6. Hilfe für Studierende: Zwei Fragen an den Experten
Prof. Dr. Rainer M. Holm-Hadulla ist ärztlicher Leiter der Psychotherapeutischen Beratungsstelle (PBS) des Studentenwerks Heidelberg
DSW-Journal: Welches sind derzeit die brennendsten Probleme, mit denen die Studierenden in Ihre Beratung kommen?
Holm-Hadulla: Die Probleme sind – wie auch schon in den vergangenen Jahren – Arbeitsschwierigkeiten, Prüfungsängste, Überforderung und Stress. Darüber hinaus kommen Studierende mit den klassischen Problemen wie depressive Verstimmungen, mangelndes Selbstwertgefühl und Beziehungsprobleme zu uns. Auffällig ist, dass die Klientenzahl in den vergangenen Jahren erheblich gestiegen ist. Das mag viele Gründe haben – eines ist aber sicher: Die psychologische und psychotherapeutische Beratung ist heute wesentlich akzeptierter als noch vor einigen Jahren. Aufgrund dieser Akzeptanz kommen die Studierenden wesentlich früher zu uns und warten nicht, bis das Kind in den Brunnen gefallen ist.
DSW-Journal: Was halten Sie von der studentischen Initiative „Nightline – das Zuhörtelefon“ und wie schätzen Sie deren Bedeutung für die Studierenden ein, die dort anrufen?

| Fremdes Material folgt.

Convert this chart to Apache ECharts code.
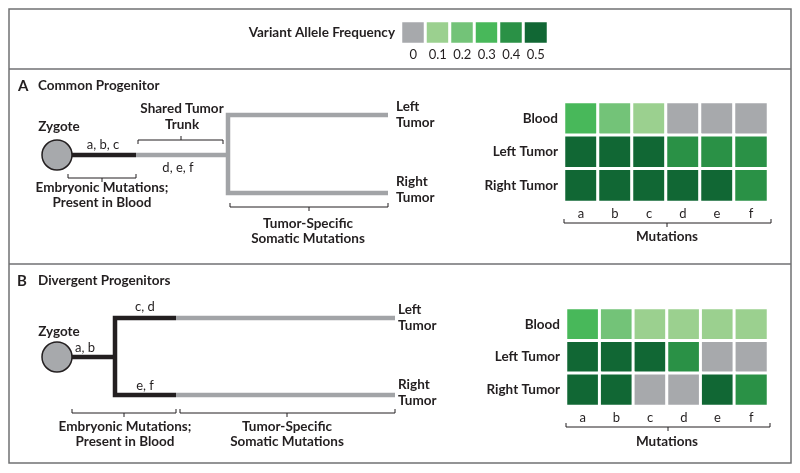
<!DOCTYPE html>
<html>
<head>
<meta charset="utf-8">
<script src="https://cdn.jsdelivr.net/npm/echarts@6/dist/echarts.min.js"></script>
<style>
html,body{margin:0;padding:0;background:#fff;}
#chart{width:800px;height:473px;}
</style>
</head>
<body>
<div id="chart"></div>
<script>
// ---------- DATA ----------
const mutations = ['a', 'b', 'c', 'd', 'e', 'f'];
const samples = ['Blood', 'Left Tumor', 'Right Tumor'];
const vafLevels = [0, 0.1, 0.2, 0.3, 0.4, 0.5];
const vafLabels = ['0', '0.1', '0.2', '0.3', '0.4', '0.5'];
const vafColors = ['#a7a9ac', '#9bd08f', '#73c378', '#48b85a', '#2a9146', '#116734'];

// Panel A: Common Progenitor (rows = samples, cols = mutations)
const commonBlood = [0.3, 0.2, 0.1, 0, 0, 0];
const commonLeft  = [0.5, 0.5, 0.5, 0.4, 0.4, 0.4];
const commonRight = [0.5, 0.5, 0.5, 0.5, 0.5, 0.4];
// Panel B: Divergent Progenitors
const divergentBlood = [0.3, 0.2, 0.1, 0.1, 0.1, 0.1];
const divergentLeft  = [0.5, 0.5, 0.5, 0.4, 0, 0];
const divergentRight = [0.5, 0.5, 0, 0, 0.5, 0.4];

// Tree branch paths (branch-length units; y = lineage position)
const treeA_embryonic = [[0, 40], [79, 40]];
const treeA_trunk     = [[79, 40], [171, 40]];
const treeA_tumors    = [[331, 0], [171, 0], [171, 78], [331, 78]];
const treeA_zygote    = [[0, 40]];

const treeB_embryonicStem = [[0, 39], [58, 39]];
const treeB_embryonicFork = [[119, 0], [58, 0], [58, 77], [119, 77]];
const treeB_leftTumor     = [[119, 0], [338, 0]];
const treeB_rightTumor    = [[119, 77], [338, 77]];
const treeB_zygote        = [[0, 39]];

// ---------- BUILD ----------
function toCells(rows) {
  const out = [];
  rows.forEach((r, yi) => r.forEach((v, xi) => out.push([xi, yi, v])));
  return out;
}
const FONT = 'Lato';
const DARK = '#231f20';
const GRAY_LINE = '#a2a4a7';
const FRAME = '#707173';

const chart = echarts.init(document.getElementById('chart'), null, {renderer: 'canvas'});

const heatGrids = [
  {left: 401, top: 21, width: 147, height: 23},   // legend
  {left: 564, top: 102, width: 204, height: 100}, // A
  {left: 566, top: 308, width: 202, height: 98}   // B
];
const treeGrids = [
  {left: 57, top: 115, width: 331, height: 78},
  {left: 57, top: 318, width: 338, height: 77}
];

const grids = heatGrids.concat(treeGrids).map(g => Object.assign({containLabel: false}, g));

const xAxes = [
  {gridIndex: 0, type: 'category', data: vafLabels, axisLine: {show: false}, axisTick: {show: false},
   axisLabel: {margin: 4, fontFamily: FONT, fontSize: 13, color: DARK}},
  {gridIndex: 1, type: 'category', data: mutations, axisLine: {show: false}, axisTick: {show: false},
   axisLabel: {margin: 5, fontFamily: FONT, fontSize: 13, color: DARK}},
  {gridIndex: 2, type: 'category', data: mutations, axisLine: {show: false}, axisTick: {show: false},
   axisLabel: {margin: 5, fontFamily: FONT, fontSize: 13, color: DARK}},
  {gridIndex: 3, type: 'value', min: 0, max: 331, show: false},
  {gridIndex: 4, type: 'value', min: 0, max: 338, show: false}
];
const yAxes = [
  {gridIndex: 0, type: 'category', data: [''], show: false},
  {gridIndex: 1, type: 'category', data: samples, inverse: true, axisLine: {show: false}, axisTick: {show: false},
   axisLabel: {margin: 6, fontFamily: FONT, fontSize: 13.5, fontWeight: 'bold', color: DARK}},
  {gridIndex: 2, type: 'category', data: samples, inverse: true, axisLine: {show: false}, axisTick: {show: false},
   axisLabel: {margin: 6, fontFamily: FONT, fontSize: 13.5, fontWeight: 'bold', color: DARK}},
  {gridIndex: 3, type: 'value', min: 0, max: 78, inverse: true, show: false},
  {gridIndex: 4, type: 'value', min: 0, max: 77, inverse: true, show: false}
];

const cellStyle = {borderColor: '#ffffff', borderWidth: 3};
function lineSeries(idx, data, color) {
  return {type: 'line', xAxisIndex: idx, yAxisIndex: idx, data: data, symbol: 'none', clip: false,
    silent: true, animation: false, z: 3,
    lineStyle: {color: color, width: 4.5, cap: 'butt', join: 'miter'}};
}
function zygote(idx, data) {
  return {type: 'scatter', xAxisIndex: idx, yAxisIndex: idx, data: data, symbol: 'circle', symbolSize: 30,
    clip: false, silent: true, animation: false, z: 5,
    itemStyle: {color: '#a7a9ac', borderColor: DARK, borderWidth: 1.5, opacity: 1}};
}

const series = [
  {type: 'heatmap', xAxisIndex: 0, yAxisIndex: 0, data: vafLevels.map((v, i) => [i, 0, v]), itemStyle: cellStyle, silent: true},
  {type: 'heatmap', xAxisIndex: 1, yAxisIndex: 1, data: toCells([commonBlood, commonLeft, commonRight]), itemStyle: cellStyle, silent: true},
  {type: 'heatmap', xAxisIndex: 2, yAxisIndex: 2, data: toCells([divergentBlood, divergentLeft, divergentRight]), itemStyle: cellStyle, silent: true},
  lineSeries(3, treeA_embryonic, DARK),
  lineSeries(3, treeA_trunk, GRAY_LINE),
  lineSeries(3, treeA_tumors, GRAY_LINE),
  zygote(3, treeA_zygote),
  lineSeries(4, treeB_embryonicStem, DARK),
  lineSeries(4, treeB_embryonicFork, DARK),
  lineSeries(4, treeB_leftTumor, GRAY_LINE),
  lineSeries(4, treeB_rightTumor, GRAY_LINE),
  zygote(4, treeB_zygote)
];

// ---------- ANNOTATIONS (layout) ----------
function txt(x, y, s, opt) {
  opt = opt || {};
  return {type: 'text', x: x, y: y, silent: true, z: 10,
    style: {text: s, fontFamily: FONT, fontSize: opt.size || 13.5, fontWeight: opt.bold === false ? 'normal' : 'bold',
      fill: DARK, textAlign: opt.align || 'center', textVerticalAlign: 'middle'}};
}
function bracket(x1, x2, y, endDir, midX) {
  // endDir: -1 ends point up, +1 ends point down; middle tick opposite
  const t = 4;
  return [
    {type: 'polyline', silent: true, z: 10, shape: {points: [[x1, y + endDir * t], [x1, y], [x2, y], [x2, y + endDir * t]]},
     style: {stroke: DARK, lineWidth: 1, fill: null}},
    {type: 'line', silent: true, z: 10, shape: {x1: midX, y1: y, x2: midX, y2: y - endDir * t},
     style: {stroke: DARK, lineWidth: 1}}
  ];
}

let graphics = [
  {type: 'rect', silent: true, z: 1, shape: {x: 9, y: 9, width: 782, height: 454}, style: {fill: null, stroke: FRAME, lineWidth: 1.5}},
  {type: 'line', silent: true, z: 1, shape: {x1: 9, y1: 69, x2: 791, y2: 69}, style: {stroke: FRAME, lineWidth: 1.5}},
  {type: 'line', silent: true, z: 1, shape: {x1: 9, y1: 264, x2: 791, y2: 264}, style: {stroke: FRAME, lineWidth: 1.5}},
  txt(395, 33, 'Variant Allele Frequency', {align: 'right'}),
  // Panel A
  txt(18, 86, 'A', {align: 'left', size: 15}),
  txt(38, 86, 'Common Progenitor', {align: 'left'}),
  txt(59, 127, 'Zygote'),
  txt(103, 145, 'a, b, c', {bold: false, size: 13}),
  txt(182, 109, 'Shared Tumor'),
  txt(182, 125, 'Trunk'),
  txt(178, 168, 'd, e, f', {bold: false, size: 13}),
  txt(102, 188, 'Embryonic Mutations;'),
  txt(102, 203, 'Present in Blood'),
  txt(308, 224, 'Tumor-Specific'),
  txt(308, 239, 'Somatic Mutations'),
  txt(396, 107, 'Left', {align: 'left'}),
  txt(396, 123, 'Tumor', {align: 'left'}),
  txt(396, 182, 'Right', {align: 'left'}),
  txt(396, 198, 'Tumor', {align: 'left'}),
  txt(667, 237, 'Mutations'),
  // Panel B
  txt(17, 281, 'B', {align: 'left', size: 15}),
  txt(38, 281, 'Divergent Progenitors', {align: 'left'}),
  txt(59, 332, 'Zygote'),
  txt(85, 348, 'a, b', {bold: false, size: 13}),
  txt(145, 307, 'c, d', {bold: false, size: 13}),
  txt(145, 386, 'e, f', {bold: false, size: 13}),
  txt(125, 427, 'Embryonic Mutations;'),
  txt(125, 442, 'Present in Blood'),
  txt(287, 427, 'Tumor-Specific'),
  txt(287, 442, 'Somatic Mutations'),
  txt(398, 310, 'Left', {align: 'left'}),
  txt(398, 326, 'Tumor', {align: 'left'}),
  txt(398, 385, 'Right', {align: 'left'}),
  txt(398, 401, 'Tumor', {align: 'left'}),
  txt(667, 442, 'Mutations')
];
graphics = graphics
  .concat(bracket(68, 136, 178, -1, 102))
  .concat(bracket(138, 223, 140, 1, 181))
  .concat(bracket(230, 388, 207, -1, 309))
  .concat(bracket(564, 771, 223, -1, 667))
  .concat(bracket(72, 176, 413, -1, 124))
  .concat(bracket(180, 395, 413, -1, 287))
  .concat(bracket(566, 770, 427, -1, 668));

chart.setOption({
  animation: false,
  backgroundColor: '#ffffff',
  grid: grids,
  xAxis: xAxes,
  yAxis: yAxes,
  visualMap: {
    type: 'piecewise', show: false, seriesIndex: [0, 1, 2], dimension: 2,
    pieces: vafLevels.map((v, i) => ({min: v - 0.05, max: v + 0.05, color: vafColors[i]}))
  },
  series: series,
  graphic: graphics
});
</script>
</body>
</html>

Holm-Hadulla: Ich halte „Nightline“ für eine sehr wichtige studentische Initiative. Deshalb hat das Studentenwerk Heidelberg „Nightline“ – insbesondere in der Gründungs- und Anfangsphase – auch unterstützt. Es rufen dort Studierende an, die die Hilfe professioneller Fachleute (noch) nicht in Anspruch nehmen wollen oder können.
Vermehrt gibt es Studierende, die ihre Zimmer nicht mehr verlassen, vereinsamen oder an Internetsucht leiden – oft unbemerkt von ihrer Umgebung. Man weiß, dass 20 bis 25 Prozent der Studierenden unter erheblichen psychischen Problemen leiden und nur etwa die Hälfte professionelle Hilfe in Anspruch nehmen. Manche Studierende greifen eher zum Telefonhörer und rufen die „Nightline“ an, als dass sie in unsere Sprechstunde kommen.
Insofern ist „Nightline“ eine wertvolle Ergänzung der professionellen Beratungsarbeit der psychologischen Beratungsstelle des Studentenwerks und gleichzeitig Ansporn für uns, neue niedrigschwellige Angebote für ratsuchende Studierende zu entwickeln. Ab dem Wintersemester 2008/2009 wollen wir deshalb unser Expertenwissen verstärkt via Internet-Beratung interessierten Studierenden zur Verfügung stellen. Denn professionelle Hilfe ist durch das Angebot von „Nightline“ natürlich nicht zu ersetzen.
Redaktionelle Ergänzung: Die angesprochene
Internet-Beratung der PBS des Studentenwerk Heidelbergs gibt es tatsächlich.